==== Data records ====

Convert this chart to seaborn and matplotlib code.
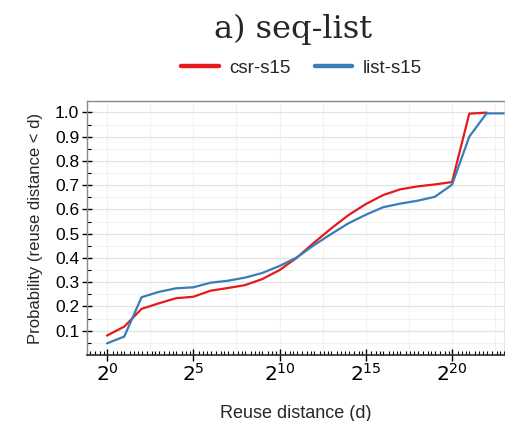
import numpy as np
import pandas as pd
import matplotlib
matplotlib.use("Agg")
import matplotlib.pyplot as plt
import matplotlib.ticker as mticker
import seaborn as sns

exp_csr = list(range(0, 23))
csr_s15 = [0.080, 0.117, 0.190, 0.213, 0.234, 0.240, 0.265, 0.276, 0.288, 0.313,
           0.350, 0.401, 0.463, 0.522, 0.577, 0.622, 0.659, 0.683, 0.695, 0.703,
           0.713, 0.995, 0.999]
exp_list = list(range(0, 24))
list_s15 = [0.048, 0.076, 0.238, 0.260, 0.275, 0.279, 0.298, 0.306, 0.319, 0.338,
            0.367, 0.402, 0.453, 0.499, 0.543, 0.578, 0.609, 0.624, 0.636, 0.652,
            0.702, 0.900, 0.996, 0.996]
series_names = ["csr-s15", "list-s15"]
colors = ["#E41A1C", "#377EB8"]
title = "a) seq-list"
xlabel = "Reuse distance (d)"
ylabel = "Probability (reuse distance < d)"

df = pd.concat([
    pd.DataFrame({"d": [2.0 ** e for e in exp_csr], "p": csr_s15, "series": series_names[0]}),
    pd.DataFrame({"d": [2.0 ** e for e in exp_list], "p": list_s15, "series": series_names[1]}),
], ignore_index=True)

sns.set_theme(style="white")
plt.rcParams["font.family"] = ["Liberation Sans", "DejaVu Sans"]

fig = plt.figure(figsize=(5.06, 4.21), dpi=100)
ax = fig.add_axes([87 / 506, 1 - 355 / 421, (505 - 87) / 506, (355 - 101) / 421])

sns.lineplot(data=df, x="d", y="p", hue="series", palette=colors, linewidth=1.6,
             ax=ax, legend=True, sort=False)

ax.set_xscale("log", base=2)
ax.set_xlim(2 ** -1.16, 2 ** 23.07)
ax.set_ylim(0, 1.047)

ax.xaxis.set_major_locator(mticker.FixedLocator([2.0 ** k for k in range(0, 25, 5)]))
ax.xaxis.set_major_formatter(mticker.FuncFormatter(lambda v, p: r"$2^{%d}$" % round(np.log2(v))))
minor = []
for k in range(-2, 25):
    for s in (1.0, 1.25, 1.5, 1.75):
        minor.append(s * 2.0 ** k)
ax.xaxis.set_minor_locator(mticker.FixedLocator(minor))
ax.xaxis.set_minor_formatter(mticker.NullFormatter())

ax.yaxis.set_major_locator(mticker.FixedLocator(np.round(np.arange(0.1, 1.01, 0.1), 2)))
ax.yaxis.set_major_formatter(mticker.FormatStrFormatter("%.1f"))
ax.yaxis.set_minor_locator(mticker.FixedLocator(np.round(np.arange(0.05, 1.01, 0.1), 2)))

ax.tick_params(axis="x", which="major", direction="inout", length=8, width=1, colors="black",
               labelsize=14.5, pad=2)
ax.tick_params(axis="x", which="minor", direction="in", length=3, width=0.8, colors="black")
ax.tick_params(axis="y", which="major", direction="inout", length=7, width=1, colors="black",
               labelsize=12.5, pad=2)
ax.tick_params(axis="y", which="minor", direction="in", length=3, width=0.8, colors="black")
ax.tick_params(bottom=True, left=True, which="both")

ax.grid(True, which="major", axis="y", color="#e3e3e3", linewidth=0.9)
ax.grid(True, which="minor", axis="y", color="#f0f0f0", linewidth=0.7)
ax.xaxis.grid(False, which="major")
for k in range(0, 25, 5):
    ax.axvline(2.0 ** (k + 2.5), color="#f2f2f2", linewidth=0.8, zorder=0)
    ax.axvline(2.0 ** k, color="#f2f2f2", linewidth=0.8, zorder=0)

for side in ["top", "right", "left"]:
    ax.spines[side].set_color("#888888")
    ax.spines[side].set_linewidth(1.0)
ax.spines["bottom"].set_color("#333333")

ax.set_xlabel(xlabel, fontsize=13, labelpad=14)
ax.set_ylabel(ylabel, fontsize=12, labelpad=9)

leg = ax.legend(loc="lower center", bbox_to_anchor=(0.513, 1.03), ncol=2, frameon=False,
                fontsize=13.5, handlelength=2.0, columnspacing=1.3, handletextpad=0.55)
for line in leg.get_lines():
    line.set_linewidth(3.2)

fig.text(0.58, 1 - 29 / 421, title, ha="center", va="center", fontsize=23,
         family=["DejaVu Serif"])

fig.savefig("out.png", dpi=100)
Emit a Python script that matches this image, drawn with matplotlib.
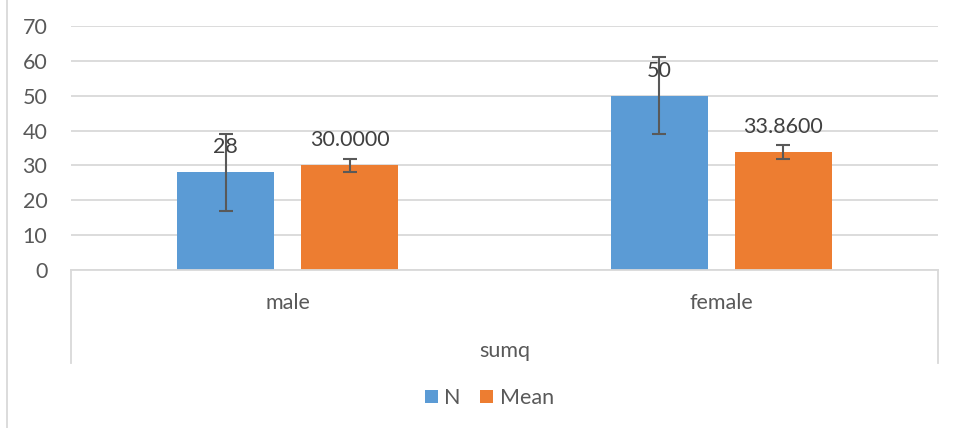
import matplotlib
matplotlib.use("Agg")
import matplotlib.pyplot as plt
import numpy as np

categories = ["male", "female"]
outer_label = "sumq"
n_values = [28, 50]
n_errors = [11, 11]
mean_values = [30.0, 33.86]
mean_errors = [1.85, 1.9]
n_labels = ["28", "50"]
mean_labels = ["30.0000", "33.8600"]
yticks = [0, 10, 20, 30, 40, 50, 60, 70]

blue = "#5B9BD5"
orange = "#ED7D31"
text_col = "#595959"
grid_col = "#D9D9D9"

plt.rcParams['font.family'] = ['Lato', 'DejaVu Sans']

fig = plt.figure(figsize=(9.54, 4.28), dpi=100)
ax = fig.add_axes([71 / 954, 1 - 270 / 428, 867 / 954, 244 / 428])

x = np.arange(len(categories))
width = 0.224
off = 0.143

ax.bar(x - off, n_values, width, color=blue, label="N", zorder=2)
ax.bar(x + off, mean_values, width, color=orange, label="Mean", zorder=2)
ax.errorbar(x - off, n_values, yerr=n_errors, fmt="none", ecolor="#595959",
            elinewidth=1.5, capsize=5, capthick=1.5, zorder=3)
ax.errorbar(x + off, mean_values, yerr=mean_errors, fmt="none", ecolor="#595959",
            elinewidth=1.5, capsize=5, capthick=1.5, zorder=3)

for xi, v, lab in zip(x - off, n_values, n_labels):
    ax.annotate(lab, (xi, v), xytext=(0, 18), textcoords="offset points",
                ha="center", va="center", fontsize=15.5, color="#404040", zorder=4)
for xi, v, lab in zip(x + off, mean_values, mean_labels):
    ax.annotate(lab, (xi, v), xytext=(0, 18), textcoords="offset points",
                ha="center", va="center", fontsize=15.5, color="#404040", zorder=4)

ax.set_xlim(-0.5, 1.5)
ax.set_ylim(0, 70)
ax.set_yticks(yticks)
ax.set_yticklabels([str(t) for t in yticks], fontsize=15.5, color=text_col)
ax.tick_params(axis="y", length=0, pad=17)
ax.set_xticks([])
ax.grid(axis="y", color=grid_col, linewidth=1.3, zorder=0)
for s in ["top", "right", "left"]:
    ax.spines[s].set_visible(False)
ax.spines["bottom"].set_color(grid_col)
ax.spines["bottom"].set_linewidth(1.3)

# multi-level category axis
tr = ax.get_xaxis_transform()
for xb in [-0.5, 1.5]:
    ax.plot([xb, xb], [0, -93 / 244], transform=tr, color=grid_col,
            linewidth=1.3, clip_on=False)
for xi, c in zip(x, categories):
    ax.text(xi, -33 / 244, c, transform=tr, ha="center", va="center",
            fontsize=15.5, color=text_col)
ax.text(0.5, -81 / 244, outer_label, transform=tr, ha="center", va="center",
        fontsize=15.5, color=text_col)

# chart border on the left
fig.add_artist(plt.Line2D([7 / 954, 7 / 954], [0, 1], color=grid_col, linewidth=1.3))

fig.legend(loc="center", bbox_to_anchor=(0.513, 0.07), ncol=2, frameon=False,
           fontsize=15.5, labelcolor=text_col, handlelength=0.6, handleheight=0.6,
           handletextpad=0.3, columnspacing=0.9)

fig.savefig("out.png", dpi=100)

====

> _Given problem_
Ignore the images and quote every line of the listing exactly.

> _Exercise output_
Convert this chart to seaborn and matplotlib code.
import numpy as np
import pandas as pd
import matplotlib
matplotlib.use("Agg")
import matplotlib.pyplot as plt
import matplotlib.ticker as mticker
import seaborn as sns

exp_csr = list(range(0, 23))
csr_s15 = [0.080, 0.117, 0.190, 0.213, 0.234, 0.240, 0.265, 0.276, 0.288, 0.313,
           0.350, 0.401, 0.463, 0.522, 0.577, 0.622, 0.659, 0.683, 0.695, 0.703,
           0.713, 0.995, 0.999]
exp_list = list(range(0, 24))
list_s15 = [0.048, 0.076, 0.238, 0.260, 0.275, 0.279, 0.298, 0.306, 0.319, 0.338,
            0.367, 0.402, 0.453, 0.499, 0.543, 0.578, 0.609, 0.624, 0.636, 0.652,
            0.702, 0.900, 0.996, 0.996]
series_names = ["csr-s15", "list-s15"]
colors = ["#E41A1C", "#377EB8"]
title = "a) seq-list"
xlabel = "Reuse distance (d)"
ylabel = "Probability (reuse distance < d)"

df = pd.concat([
    pd.DataFrame({"d": [2.0 ** e for e in exp_csr], "p": csr_s15, "series": series_names[0]}),
    pd.DataFrame({"d": [2.0 ** e for e in exp_list], "p": list_s15, "series": series_names[1]}),
], ignore_index=True)

sns.set_theme(style="white")
plt.rcParams["font.family"] = ["Liberation Sans", "DejaVu Sans"]

fig = plt.figure(figsize=(5.06, 4.21), dpi=100)
ax = fig.add_axes([87 / 506, 1 - 355 / 421, (505 - 87) / 506, (355 - 101) / 421])

sns.lineplot(data=df, x="d", y="p", hue="series", palette=colors, linewidth=1.6,
             ax=ax, legend=True, sort=False)

ax.set_xscale("log", base=2)
ax.set_xlim(2 ** -1.16, 2 ** 23.07)
ax.set_ylim(0, 1.047)

ax.xaxis.set_major_locator(mticker.FixedLocator([2.0 ** k for k in range(0, 25, 5)]))
ax.xaxis.set_major_formatter(mticker.FuncFormatter(lambda v, p: r"$2^{%d}$" % round(np.log2(v))))
minor = []
for k in range(-2, 25):
    for s in (1.0, 1.25, 1.5, 1.75):
        minor.append(s * 2.0 ** k)
ax.xaxis.set_minor_locator(mticker.FixedLocator(minor))
ax.xaxis.set_minor_formatter(mticker.NullFormatter())

ax.yaxis.set_major_locator(mticker.FixedLocator(np.round(np.arange(0.1, 1.01, 0.1), 2)))
ax.yaxis.set_major_formatter(mticker.FormatStrFormatter("%.1f"))
ax.yaxis.set_minor_locator(mticker.FixedLocator(np.round(np.arange(0.05, 1.01, 0.1), 2)))

ax.tick_params(axis="x", which="major", direction="inout", length=8, width=1, colors="black",
               labelsize=14.5, pad=2)
ax.tick_params(axis="x", which="minor", direction="in", length=3, width=0.8, colors="black")
ax.tick_params(axis="y", which="major", direction="inout", length=7, width=1, colors="black",
               labelsize=12.5, pad=2)
ax.tick_params(axis="y", which="minor", direction="in", length=3, width=0.8, colors="black")
ax.tick_params(bottom=True, left=True, which="both")

ax.grid(True, which="major", axis="y", color="#e3e3e3", linewidth=0.9)
ax.grid(True, which="minor", axis="y", color="#f0f0f0", linewidth=0.7)
ax.xaxis.grid(False, which="major")
for k in range(0, 25, 5):
    ax.axvline(2.0 ** (k + 2.5), color="#f2f2f2", linewidth=0.8, zorder=0)
    ax.axvline(2.0 ** k, color="#f2f2f2", linewidth=0.8, zorder=0)

for side in ["top", "right", "left"]:
    ax.spines[side].set_color("#888888")
    ax.spines[side].set_linewidth(1.0)
ax.spines["bottom"].set_color("#333333")

ax.set_xlabel(xlabel, fontsize=13, labelpad=14)
ax.set_ylabel(ylabel, fontsize=12, labelpad=9)

leg = ax.legend(loc="lower center", bbox_to_anchor=(0.513, 1.03), ncol=2, frameon=False,
                fontsize=13.5, handlelength=2.0, columnspacing=1.3, handletextpad=0.55)
for line in leg.get_lines():
    line.set_linewidth(3.2)

fig.text(0.58, 1 - 29 / 421, title, ha="center", va="center", fontsize=23,
         family=["DejaVu Serif"])

fig.savefig("out.png", dpi=100)
Emit a Python script that matches this image, drawn with matplotlib.
import matplotlib
matplotlib.use("Agg")
import matplotlib.pyplot as plt
import numpy as np

categories = ["male", "female"]
outer_label = "sumq"
n_values = [28, 50]
n_errors = [11, 11]
mean_values = [30.0, 33.86]
mean_errors = [1.85, 1.9]
n_labels = ["28", "50"]
mean_labels = ["30.0000", "33.8600"]
yticks = [0, 10, 20, 30, 40, 50, 60, 70]

blue = "#5B9BD5"
orange = "#ED7D31"
text_col = "#595959"
grid_col = "#D9D9D9"

plt.rcParams['font.family'] = ['Lato', 'DejaVu Sans']

fig = plt.figure(figsize=(9.54, 4.28), dpi=100)
ax = fig.add_axes([71 / 954, 1 - 270 / 428, 867 / 954, 244 / 428])

x = np.arange(len(categories))
width = 0.224
off = 0.143

ax.bar(x - off, n_values, width, color=blue, label="N", zorder=2)
ax.bar(x + off, mean_values, width, color=orange, label="Mean", zorder=2)
ax.errorbar(x - off, n_values, yerr=n_errors, fmt="none", ecolor="#595959",
            elinewidth=1.5, capsize=5, capthick=1.5, zorder=3)
ax.errorbar(x + off, mean_values, yerr=mean_errors, fmt="none", ecolor="#595959",
            elinewidth=1.5, capsize=5, capthick=1.5, zorder=3)

for xi, v, lab in zip(x - off, n_values, n_labels):
    ax.annotate(lab, (xi, v), xytext=(0, 18), textcoords="offset points",
                ha="center", va="center", fontsize=15.5, color="#404040", zorder=4)
for xi, v, lab in zip(x + off, mean_values, mean_labels):
    ax.annotate(lab, (xi, v), xytext=(0, 18), textcoords="offset points",
                ha="center", va="center", fontsize=15.5, color="#404040", zorder=4)

ax.set_xlim(-0.5, 1.5)
ax.set_ylim(0, 70)
ax.set_yticks(yticks)
ax.set_yticklabels([str(t) for t in yticks], fontsize=15.5, color=text_col)
ax.tick_params(axis="y", length=0, pad=17)
ax.set_xticks([])
ax.grid(axis="y", color=grid_col, linewidth=1.3, zorder=0)
for s in ["top", "right", "left"]:
    ax.spines[s].set_visible(False)
ax.spines["bottom"].set_color(grid_col)
ax.spines["bottom"].set_linewidth(1.3)

# multi-level category axis
tr = ax.get_xaxis_transform()
for xb in [-0.5, 1.5]:
    ax.plot([xb, xb], [0, -93 / 244], transform=tr, color=grid_col,
            linewidth=1.3, clip_on=False)
for xi, c in zip(x, categories):
    ax.text(xi, -33 / 244, c, transform=tr, ha="center", va="center",
            fontsize=15.5, color=text_col)
ax.text(0.5, -81 / 244, outer_label, transform=tr, ha="center", va="center",
        fontsize=15.5, color=text_col)

# chart border on the left
fig.add_artist(plt.Line2D([7 / 954, 7 / 954], [0, 1], color=grid_col, linewidth=1.3))

fig.legend(loc="center", bbox_to_anchor=(0.513, 0.07), ncol=2, frameon=False,
           fontsize=15.5, labelcolor=text_col, handlelength=0.6, handleheight=0.6,
           handletextpad=0.3, columnspacing=0.9)

fig.savefig("out.png", dpi=100)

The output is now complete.